The 10-day game is nearing its finale as the remaining 132 of us have played a role in voting off a total of 278 people since the start of the game last week. The last person standing will win 90% of the 41 ETH pot — about $89,000 at Wednesday’s price — with the other 10% being retained by the game’s organizers.
I started Wednesday with a sense of fluttering suspense, wondering what events would unfold. The first occurred when the game merged all players into a single tribe called “Barramundi,” the name of a tribe from season two of “Survivor” that was initially two tribes that decided to combine into one.
Drama erupted shortly afterwards when Josh Harris, an entrepreneur-in-residence at venture capital firm Paradigm, wrote a Google document proposing an alliance where those in it would split the winning pot. Joining the alliance meant agreeing on two things: eliminating “a dramatic amount of non-members,” and splitting the pot “with all members of the Alliance, regardless of who gets eliminated afterwards.”
Harris, who was on my initial team, the Silver Tribe, shared with players a link to a Telegram group chat dedicated to the alliance he proposed.
Invoking the Bell Curve Meme
However, not all contestants were on board with the plan. For example, Christian Dittmeier, the co-founder of NFT-focused software development firm Evaluate.xyz, who helped the Orange Tribe win the first immunity challenge, poked fun at the pot-splitting idea, using the bell curve meme.
The meme is a joke based on the statistical concept known as the “bell curve” or “normal distribution.” The idea is that those with the highest and lowest intelligence make up the smallest percentage of all people and that those two groups often come to the same conclusion. By contrast, those in the middle with average intelligence, who people sometimes derogatorily call “midwits,” have a tendency to overcomplicate simple issues.
In my efforts to gather intel, I continued to chat with players, listening to their motivations and finding out how they were holding up.
The Hit List
I heard rumors that players were circulating a hit list, a Google spreadsheet containing information on at least 58 contestants, such as their wallet address, Twitter handle, and whether they were part of a “cabal,” or a political clique that possesses power.
I couldn’t shake the feeling that my name might be on it, potentially making it the second time I had a target on my back. I believe I survived the first time by playing Flappy Bird well enough to not place last in the previous challenge. The tension was now palpable. I reached out to several players and navigated hours of text conversations, probing as delicately as I could to gauge the seriousness of this hit list.
Unfortunately, I soon discovered that my fears were not unfounded — my name was on the list! One potential reason why I was on the list was that I had hopped into the Telegram chat Harris shared proposing an alliance to split the pot. I simply wanted to see what people were talking about, but some may have taken my perusing of the chat to mean I had officially joined it.

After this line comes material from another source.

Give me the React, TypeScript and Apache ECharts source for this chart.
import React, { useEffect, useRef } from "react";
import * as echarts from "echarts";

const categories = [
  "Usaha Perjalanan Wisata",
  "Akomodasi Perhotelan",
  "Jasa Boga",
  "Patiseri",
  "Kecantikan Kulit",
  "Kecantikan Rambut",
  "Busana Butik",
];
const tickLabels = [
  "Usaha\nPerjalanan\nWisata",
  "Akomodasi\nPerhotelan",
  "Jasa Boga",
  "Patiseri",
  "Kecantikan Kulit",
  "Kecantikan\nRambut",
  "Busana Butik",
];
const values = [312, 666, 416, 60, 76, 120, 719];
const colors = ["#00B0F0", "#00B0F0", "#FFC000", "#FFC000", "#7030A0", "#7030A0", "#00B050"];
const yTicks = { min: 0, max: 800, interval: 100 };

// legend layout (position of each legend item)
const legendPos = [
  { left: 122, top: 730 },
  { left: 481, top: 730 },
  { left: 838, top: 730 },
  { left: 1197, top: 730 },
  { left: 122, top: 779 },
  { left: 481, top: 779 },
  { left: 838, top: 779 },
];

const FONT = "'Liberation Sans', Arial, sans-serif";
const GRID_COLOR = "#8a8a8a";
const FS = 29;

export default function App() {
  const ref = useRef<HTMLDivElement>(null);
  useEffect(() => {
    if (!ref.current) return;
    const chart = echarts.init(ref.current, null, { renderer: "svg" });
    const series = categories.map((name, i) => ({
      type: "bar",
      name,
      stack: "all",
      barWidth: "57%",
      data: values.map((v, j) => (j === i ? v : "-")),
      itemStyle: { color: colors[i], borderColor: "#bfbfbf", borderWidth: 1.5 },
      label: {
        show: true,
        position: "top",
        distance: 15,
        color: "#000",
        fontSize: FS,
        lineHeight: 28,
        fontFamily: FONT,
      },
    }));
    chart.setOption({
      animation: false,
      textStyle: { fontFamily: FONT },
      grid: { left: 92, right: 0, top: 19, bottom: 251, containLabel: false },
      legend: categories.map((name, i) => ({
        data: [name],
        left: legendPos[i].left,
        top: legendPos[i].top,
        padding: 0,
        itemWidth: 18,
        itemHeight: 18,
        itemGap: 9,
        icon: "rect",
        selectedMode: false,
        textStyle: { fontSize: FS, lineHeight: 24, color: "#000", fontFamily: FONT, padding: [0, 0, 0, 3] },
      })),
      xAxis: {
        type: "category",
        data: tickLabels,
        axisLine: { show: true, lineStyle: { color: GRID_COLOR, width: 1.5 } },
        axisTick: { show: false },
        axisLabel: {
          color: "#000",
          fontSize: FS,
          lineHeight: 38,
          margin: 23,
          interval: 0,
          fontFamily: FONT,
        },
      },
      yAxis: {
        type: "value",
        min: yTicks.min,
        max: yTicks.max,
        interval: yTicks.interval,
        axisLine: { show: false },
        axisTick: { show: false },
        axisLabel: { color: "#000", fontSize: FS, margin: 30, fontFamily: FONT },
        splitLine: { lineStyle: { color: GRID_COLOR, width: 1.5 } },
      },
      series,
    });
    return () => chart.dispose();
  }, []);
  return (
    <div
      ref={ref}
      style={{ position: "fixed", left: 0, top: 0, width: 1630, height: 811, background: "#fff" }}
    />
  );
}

The revelation that I was on the hit list sent shockwaves through my brain, prompting a swift reassessment of where I stood. Panic threatened to set in, but I reminded myself that survival in most situations is based on adapting and changing one’s assumptions in the face of dynamic circumstances.
I’m now doing my best to get my name off of any kill list by doing what I have been doing consistently: listening to people and chatting with them to get them on my side. The next voting round, which will reduce the number of players by an unspecified amount, is set to occur at 8 p.m. EST.
Hopefully, I will live to play another day.
CORRECTION Feb. 9, 2:15 p.m. ET: Headline and lead paragraph changed to reflect that it was Day 8 and not Day 7 of the 10-day game.